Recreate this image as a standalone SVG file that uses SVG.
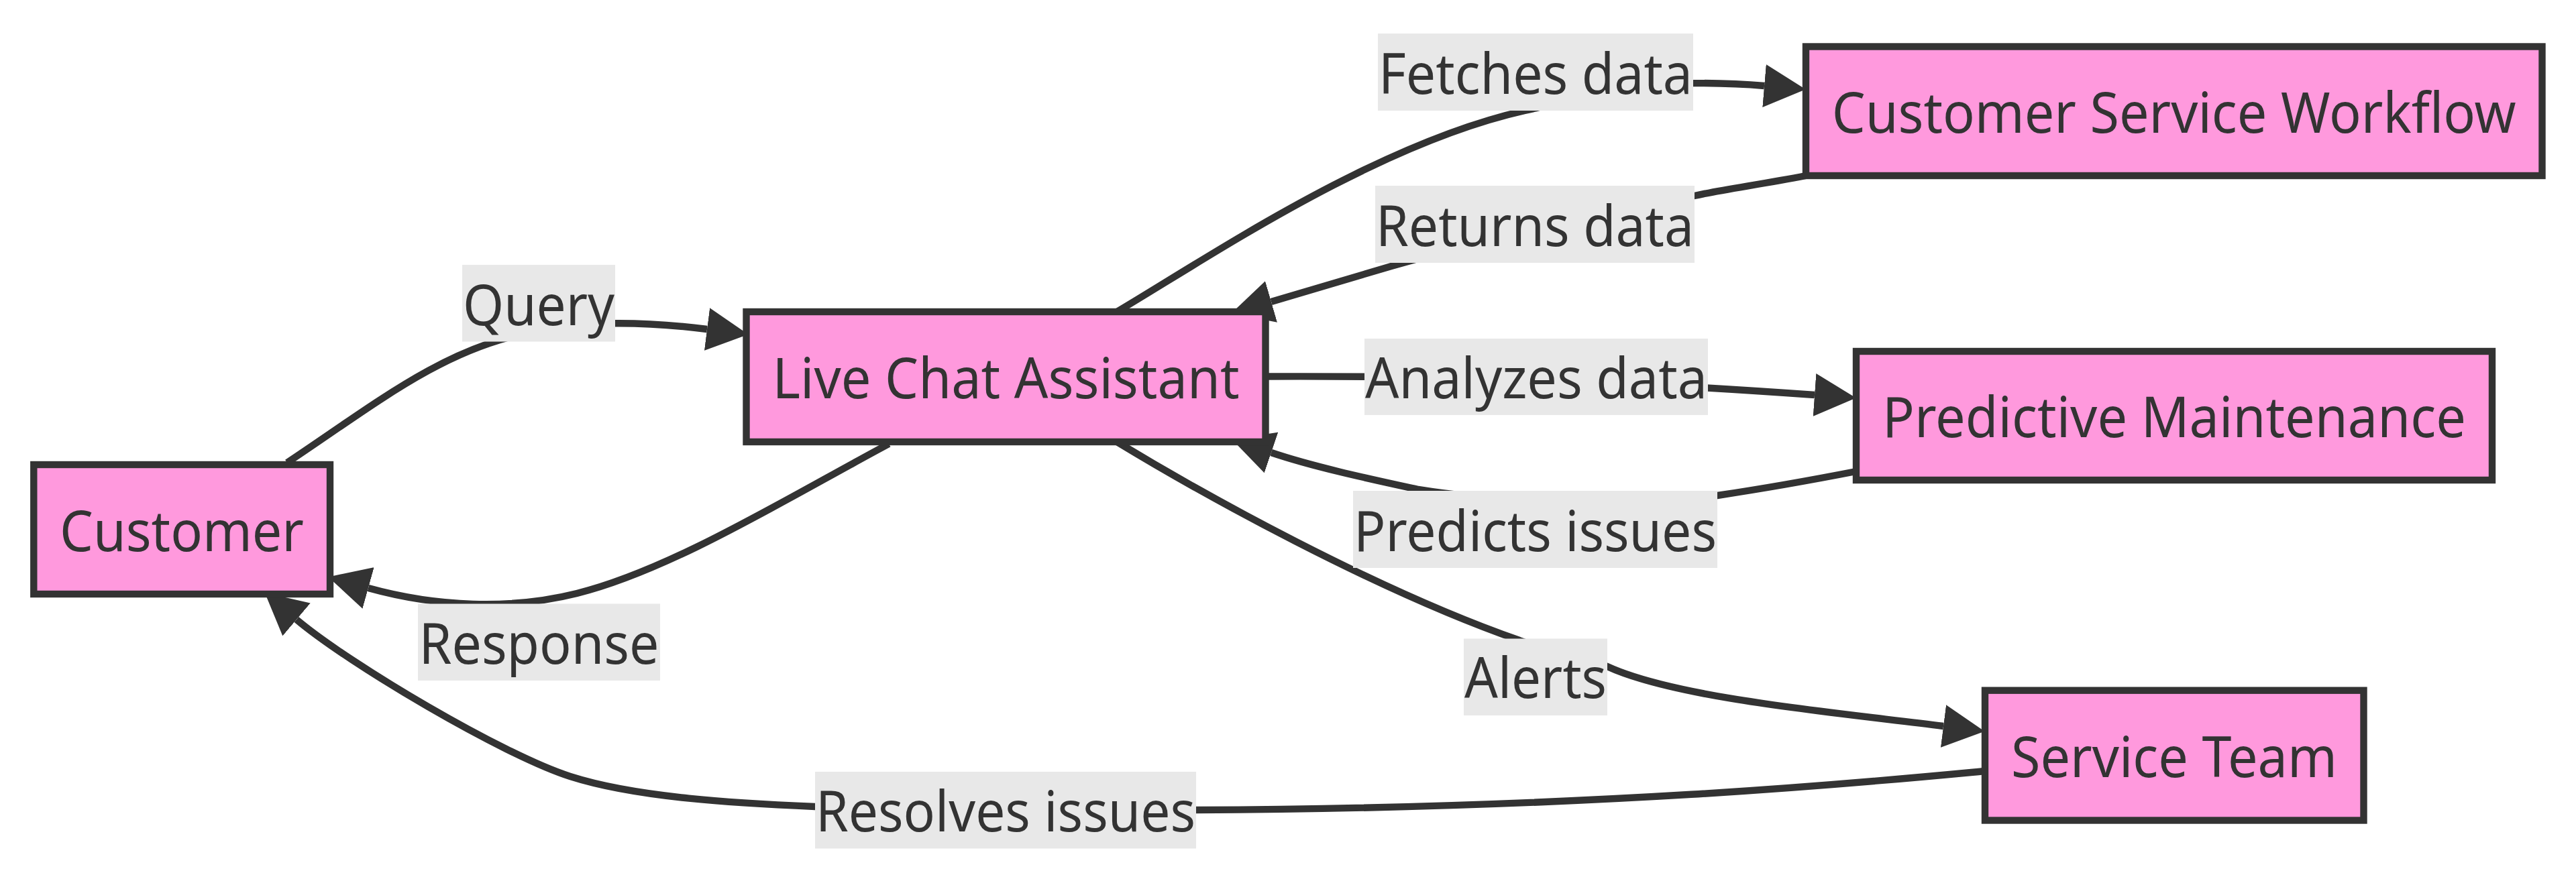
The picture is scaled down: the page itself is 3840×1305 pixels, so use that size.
<svg xmlns="http://www.w3.org/2000/svg" width="3840" height="1305" viewBox="0 0 3840 1305">
<style>
.edge{fill:none;stroke:#333;stroke-width:10.4}
.head{marker-end:url(#arrow)}
.box{fill:#ff99dd;stroke:#333;stroke-width:10.4}
.bg{fill:#e8e8e8}
text{font-family:"Noto Sans","Open Sans",sans-serif;font-size:84px;fill:#333;text-anchor:middle}
</style>
<defs><marker id="arrow" markerUnits="userSpaceOnUse" markerWidth="62" markerHeight="64" viewBox="0 0 60 62" refX="0" refY="31" orient="auto"><path d="M0,0L60,31L0,62z" fill="#333"/></marker></defs>
<rect width="3840" height="1305" fill="#fff"/>
<g id="connectors">
<path class="edge head" d="M428,690C556,605 660,520 790,496C860,478 960,479 1054,491"/>
<path class="edge head" d="M1325,662C1170,745 1000,850 860,885C760,910 650,905 549,877"/>
<path class="edge head" d="M1665,465C1800,385 2050,215 2273,165C2340,150 2440,122 2524,124C2560,124 2595,125 2630,128"/>
<path class="edge head" d="M2692,262C2620,276 2570,282 2526,292C2400,320 2230,352 2074,397C2010,416 1950,434 1895,450"/>
<path class="edge head" d="M1886,561.5C2000,561 2150,562 2300,568C2400,570 2550,578 2705,589"/>
<path class="edge head" d="M2767,703C2690,718 2620,730 2560,739C2450,755 2250,752 2114,730C2050,716 1960,697 1895,675"/>
<path class="edge head" d="M1665,659C1790,735 2050,880 2265,955C2310,972 2350,974 2396,994C2500,1042 2740,1063 2897,1083"/>
<path class="edge head" d="M2959,1150C2800,1165 2400,1205 1783,1208C1600,1209 1400,1210 1215,1203C1100,1198 950,1190 850,1158C750,1126 520,990 442,924"/>
</g>
<g id="edge-labels">
<g id="label-query"><rect class="bg" x="689" y="395" width="228" height="114.5"/><text x="803" y="485" textLength="226" lengthAdjust="spacingAndGlyphs">Query</text></g>
<g id="label-response"><rect class="bg" x="623" y="900.5" width="361" height="114.5"/><text x="803.5" y="990" textLength="358" lengthAdjust="spacingAndGlyphs">Response</text></g>
<g id="label-fetches"><rect class="bg" x="2054" y="50" width="470" height="115"/><text x="2289" y="140" textLength="468" lengthAdjust="spacingAndGlyphs">Fetches data</text></g>
<g id="label-returns"><rect class="bg" x="2050" y="277" width="476" height="115"/><text x="2288" y="367" textLength="474" lengthAdjust="spacingAndGlyphs">Returns data</text></g>
<g id="label-analyzes"><rect class="bg" x="2034" y="505" width="512" height="114"/><text x="2290" y="594" textLength="510" lengthAdjust="spacingAndGlyphs">Analyzes data</text></g>
<g id="label-predicts"><rect class="bg" x="2017" y="732" width="543" height="115"/><text x="2288.5" y="822" textLength="541" lengthAdjust="spacingAndGlyphs">Predicts issues</text></g>
<g id="label-alerts"><rect class="bg" x="2182" y="952.5" width="214" height="114.5"/><text x="2289" y="1041" textLength="212" lengthAdjust="spacingAndGlyphs">Alerts</text></g>
<g id="label-resolves"><rect class="bg" x="1215" y="1151" width="568" height="114.5"/><text x="1499" y="1240" textLength="566" lengthAdjust="spacingAndGlyphs">Resolves issues</text></g>
</g>
<g id="node-customer"><rect class="box" x="50.3" y="693" width="441.7" height="193"/><text x="271" y="821.5" textLength="364" lengthAdjust="spacingAndGlyphs">Customer</text></g>
<g id="node-livechat"><rect class="box" x="1112.5" y="465" width="774" height="194"/><text x="1499.5" y="593.5" textLength="696" lengthAdjust="spacingAndGlyphs">Live Chat Assistant</text></g>
<g id="node-workflow"><rect class="box" x="2692" y="69.5" width="1097.5" height="192.5"/><text x="3240.7" y="197.5" textLength="1020" lengthAdjust="spacingAndGlyphs">Customer Service Workflow</text></g>
<g id="node-predictive"><rect class="box" x="2767" y="524" width="948" height="192"/><text x="3241" y="652" textLength="870" lengthAdjust="spacingAndGlyphs">Predictive Maintenance</text></g>
<g id="node-service"><rect class="box" x="2959" y="1029.7" width="564.5" height="193.8"/><text x="3241" y="1158.5" textLength="486" lengthAdjust="spacingAndGlyphs">Service Team</text></g>
</svg>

* Given request: Indicate how many lines of the material contain the string "that", giving the number and nothing more.

* Response to the task: 2